## Task directions
Give an exact transcription of every line, dropping the images.
───── Collected data
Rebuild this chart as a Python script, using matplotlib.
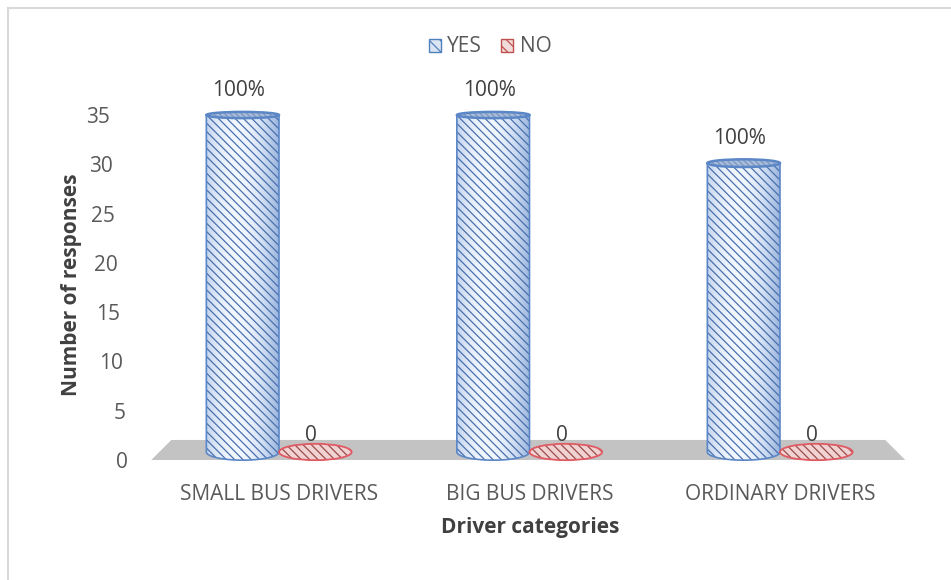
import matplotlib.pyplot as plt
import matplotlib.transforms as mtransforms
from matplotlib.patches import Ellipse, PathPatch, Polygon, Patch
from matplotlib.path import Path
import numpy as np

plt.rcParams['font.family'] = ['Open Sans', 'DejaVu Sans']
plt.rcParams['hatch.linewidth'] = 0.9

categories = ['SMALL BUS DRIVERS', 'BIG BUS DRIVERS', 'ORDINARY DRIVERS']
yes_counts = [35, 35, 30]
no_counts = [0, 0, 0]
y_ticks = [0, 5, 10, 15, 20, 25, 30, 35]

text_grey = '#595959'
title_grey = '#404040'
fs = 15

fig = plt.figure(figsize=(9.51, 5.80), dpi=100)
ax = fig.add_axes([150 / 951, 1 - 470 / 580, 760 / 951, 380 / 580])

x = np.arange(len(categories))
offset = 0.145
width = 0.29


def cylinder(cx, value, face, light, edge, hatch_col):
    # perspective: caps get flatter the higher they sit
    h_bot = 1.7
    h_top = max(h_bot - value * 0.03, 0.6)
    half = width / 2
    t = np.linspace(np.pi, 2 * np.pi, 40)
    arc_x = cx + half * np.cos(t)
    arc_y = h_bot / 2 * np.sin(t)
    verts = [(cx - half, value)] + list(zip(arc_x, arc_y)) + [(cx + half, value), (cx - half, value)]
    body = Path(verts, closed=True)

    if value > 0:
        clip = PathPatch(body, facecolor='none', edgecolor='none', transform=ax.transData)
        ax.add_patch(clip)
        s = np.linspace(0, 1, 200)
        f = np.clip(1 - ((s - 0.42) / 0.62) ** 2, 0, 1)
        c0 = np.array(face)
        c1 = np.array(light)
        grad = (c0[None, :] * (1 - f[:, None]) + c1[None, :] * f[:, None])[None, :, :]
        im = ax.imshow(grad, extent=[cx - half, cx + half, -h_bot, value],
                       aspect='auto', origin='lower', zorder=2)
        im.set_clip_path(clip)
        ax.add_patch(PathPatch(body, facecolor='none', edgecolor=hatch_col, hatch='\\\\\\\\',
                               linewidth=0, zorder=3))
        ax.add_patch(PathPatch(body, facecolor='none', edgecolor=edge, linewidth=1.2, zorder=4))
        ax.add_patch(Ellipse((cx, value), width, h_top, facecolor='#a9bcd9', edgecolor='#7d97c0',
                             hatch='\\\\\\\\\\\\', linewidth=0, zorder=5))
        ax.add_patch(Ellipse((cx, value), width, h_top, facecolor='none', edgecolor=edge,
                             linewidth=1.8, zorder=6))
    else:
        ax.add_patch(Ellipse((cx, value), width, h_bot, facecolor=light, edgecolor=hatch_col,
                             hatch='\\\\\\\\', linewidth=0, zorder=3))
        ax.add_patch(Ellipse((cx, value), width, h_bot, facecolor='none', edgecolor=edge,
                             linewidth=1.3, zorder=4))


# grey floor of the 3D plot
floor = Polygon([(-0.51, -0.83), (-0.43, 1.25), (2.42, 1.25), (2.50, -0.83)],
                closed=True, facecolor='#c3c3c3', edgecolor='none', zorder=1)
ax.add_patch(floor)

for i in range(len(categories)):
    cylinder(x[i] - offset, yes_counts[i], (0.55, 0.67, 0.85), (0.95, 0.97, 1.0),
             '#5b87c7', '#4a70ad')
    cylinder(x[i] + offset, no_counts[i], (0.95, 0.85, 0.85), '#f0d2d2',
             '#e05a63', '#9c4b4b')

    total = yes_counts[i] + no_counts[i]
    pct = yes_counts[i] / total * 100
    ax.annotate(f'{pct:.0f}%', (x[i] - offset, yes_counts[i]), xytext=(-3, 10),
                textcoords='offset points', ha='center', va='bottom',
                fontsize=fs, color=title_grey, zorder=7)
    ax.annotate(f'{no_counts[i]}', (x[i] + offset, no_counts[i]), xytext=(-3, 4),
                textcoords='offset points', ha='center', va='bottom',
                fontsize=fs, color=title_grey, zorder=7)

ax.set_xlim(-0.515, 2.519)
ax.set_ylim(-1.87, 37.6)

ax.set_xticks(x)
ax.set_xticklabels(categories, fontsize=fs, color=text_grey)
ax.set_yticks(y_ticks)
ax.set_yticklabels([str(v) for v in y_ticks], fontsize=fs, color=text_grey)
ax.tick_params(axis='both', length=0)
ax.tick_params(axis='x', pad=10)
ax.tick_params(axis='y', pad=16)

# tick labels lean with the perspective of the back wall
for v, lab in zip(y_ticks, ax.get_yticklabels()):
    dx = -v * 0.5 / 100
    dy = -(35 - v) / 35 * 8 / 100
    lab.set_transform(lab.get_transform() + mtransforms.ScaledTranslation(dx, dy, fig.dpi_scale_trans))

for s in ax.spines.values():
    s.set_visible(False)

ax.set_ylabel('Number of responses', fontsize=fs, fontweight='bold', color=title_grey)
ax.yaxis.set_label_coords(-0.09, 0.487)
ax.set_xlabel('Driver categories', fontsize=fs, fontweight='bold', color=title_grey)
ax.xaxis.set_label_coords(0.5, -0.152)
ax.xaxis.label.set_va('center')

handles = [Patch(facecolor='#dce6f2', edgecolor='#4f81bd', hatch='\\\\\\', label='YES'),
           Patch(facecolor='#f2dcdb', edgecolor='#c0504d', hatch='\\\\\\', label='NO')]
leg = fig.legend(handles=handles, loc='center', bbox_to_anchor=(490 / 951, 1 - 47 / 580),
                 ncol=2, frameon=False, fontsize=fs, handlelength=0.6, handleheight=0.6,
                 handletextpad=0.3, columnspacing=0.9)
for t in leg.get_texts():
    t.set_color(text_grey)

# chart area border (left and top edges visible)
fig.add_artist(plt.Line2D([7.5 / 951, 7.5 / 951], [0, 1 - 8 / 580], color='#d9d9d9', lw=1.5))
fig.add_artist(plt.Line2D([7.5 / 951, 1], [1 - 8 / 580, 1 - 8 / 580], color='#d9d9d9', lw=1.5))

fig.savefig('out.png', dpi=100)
──────────
## In response
Rebuild this chart as a Python script, using matplotlib.
import matplotlib.pyplot as plt
import matplotlib.transforms as mtransforms
from matplotlib.patches import Ellipse, PathPatch, Polygon, Patch
from matplotlib.path import Path
import numpy as np

plt.rcParams['font.family'] = ['Open Sans', 'DejaVu Sans']
plt.rcParams['hatch.linewidth'] = 0.9

categories = ['SMALL BUS DRIVERS', 'BIG BUS DRIVERS', 'ORDINARY DRIVERS']
yes_counts = [35, 35, 30]
no_counts = [0, 0, 0]
y_ticks = [0, 5, 10, 15, 20, 25, 30, 35]

text_grey = '#595959'
title_grey = '#404040'
fs = 15

fig = plt.figure(figsize=(9.51, 5.80), dpi=100)
ax = fig.add_axes([150 / 951, 1 - 470 / 580, 760 / 951, 380 / 580])

x = np.arange(len(categories))
offset = 0.145
width = 0.29


def cylinder(cx, value, face, light, edge, hatch_col):
    # perspective: caps get flatter the higher they sit
    h_bot = 1.7
    h_top = max(h_bot - value * 0.03, 0.6)
    half = width / 2
    t = np.linspace(np.pi, 2 * np.pi, 40)
    arc_x = cx + half * np.cos(t)
    arc_y = h_bot / 2 * np.sin(t)
    verts = [(cx - half, value)] + list(zip(arc_x, arc_y)) + [(cx + half, value), (cx - half, value)]
    body = Path(verts, closed=True)

    if value > 0:
        clip = PathPatch(body, facecolor='none', edgecolor='none', transform=ax.transData)
        ax.add_patch(clip)
        s = np.linspace(0, 1, 200)
        f = np.clip(1 - ((s - 0.42) / 0.62) ** 2, 0, 1)
        c0 = np.array(face)
        c1 = np.array(light)
        grad = (c0[None, :] * (1 - f[:, None]) + c1[None, :] * f[:, None])[None, :, :]
        im = ax.imshow(grad, extent=[cx - half, cx + half, -h_bot, value],
                       aspect='auto', origin='lower', zorder=2)
        im.set_clip_path(clip)
        ax.add_patch(PathPatch(body, facecolor='none', edgecolor=hatch_col, hatch='\\\\\\\\',
                               linewidth=0, zorder=3))
        ax.add_patch(PathPatch(body, facecolor='none', edgecolor=edge, linewidth=1.2, zorder=4))
        ax.add_patch(Ellipse((cx, value), width, h_top, facecolor='#a9bcd9', edgecolor='#7d97c0',
                             hatch='\\\\\\\\\\\\', linewidth=0, zorder=5))
        ax.add_patch(Ellipse((cx, value), width, h_top, facecolor='none', edgecolor=edge,
                             linewidth=1.8, zorder=6))
    else:
        ax.add_patch(Ellipse((cx, value), width, h_bot, facecolor=light, edgecolor=hatch_col,
                             hatch='\\\\\\\\', linewidth=0, zorder=3))
        ax.add_patch(Ellipse((cx, value), width, h_bot, facecolor='none', edgecolor=edge,
                             linewidth=1.3, zorder=4))


# grey floor of the 3D plot
floor = Polygon([(-0.51, -0.83), (-0.43, 1.25), (2.42, 1.25), (2.50, -0.83)],
                closed=True, facecolor='#c3c3c3', edgecolor='none', zorder=1)
ax.add_patch(floor)

for i in range(len(categories)):
    cylinder(x[i] - offset, yes_counts[i], (0.55, 0.67, 0.85), (0.95, 0.97, 1.0),
             '#5b87c7', '#4a70ad')
    cylinder(x[i] + offset, no_counts[i], (0.95, 0.85, 0.85), '#f0d2d2',
             '#e05a63', '#9c4b4b')

    total = yes_counts[i] + no_counts[i]
    pct = yes_counts[i] / total * 100
    ax.annotate(f'{pct:.0f}%', (x[i] - offset, yes_counts[i]), xytext=(-3, 10),
                textcoords='offset points', ha='center', va='bottom',
                fontsize=fs, color=title_grey, zorder=7)
    ax.annotate(f'{no_counts[i]}', (x[i] + offset, no_counts[i]), xytext=(-3, 4),
                textcoords='offset points', ha='center', va='bottom',
                fontsize=fs, color=title_grey, zorder=7)

ax.set_xlim(-0.515, 2.519)
ax.set_ylim(-1.87, 37.6)

ax.set_xticks(x)
ax.set_xticklabels(categories, fontsize=fs, color=text_grey)
ax.set_yticks(y_ticks)
ax.set_yticklabels([str(v) for v in y_ticks], fontsize=fs, color=text_grey)
ax.tick_params(axis='both', length=0)
ax.tick_params(axis='x', pad=10)
ax.tick_params(axis='y', pad=16)

# tick labels lean with the perspective of the back wall
for v, lab in zip(y_ticks, ax.get_yticklabels()):
    dx = -v * 0.5 / 100
    dy = -(35 - v) / 35 * 8 / 100
    lab.set_transform(lab.get_transform() + mtransforms.ScaledTranslation(dx, dy, fig.dpi_scale_trans))

for s in ax.spines.values():
    s.set_visible(False)

ax.set_ylabel('Number of responses', fontsize=fs, fontweight='bold', color=title_grey)
ax.yaxis.set_label_coords(-0.09, 0.487)
ax.set_xlabel('Driver categories', fontsize=fs, fontweight='bold', color=title_grey)
ax.xaxis.set_label_coords(0.5, -0.152)
ax.xaxis.label.set_va('center')

handles = [Patch(facecolor='#dce6f2', edgecolor='#4f81bd', hatch='\\\\\\', label='YES'),
           Patch(facecolor='#f2dcdb', edgecolor='#c0504d', hatch='\\\\\\', label='NO')]
leg = fig.legend(handles=handles, loc='center', bbox_to_anchor=(490 / 951, 1 - 47 / 580),
                 ncol=2, frameon=False, fontsize=fs, handlelength=0.6, handleheight=0.6,
                 handletextpad=0.3, columnspacing=0.9)
for t in leg.get_texts():
    t.set_color(text_grey)

# chart area border (left and top edges visible)
fig.add_artist(plt.Line2D([7.5 / 951, 7.5 / 951], [0, 1 - 8 / 580], color='#d9d9d9', lw=1.5))
fig.add_artist(plt.Line2D([7.5 / 951, 1], [1 - 8 / 580, 1 - 8 / 580], color='#d9d9d9', lw=1.5))

fig.savefig('out.png', dpi=100)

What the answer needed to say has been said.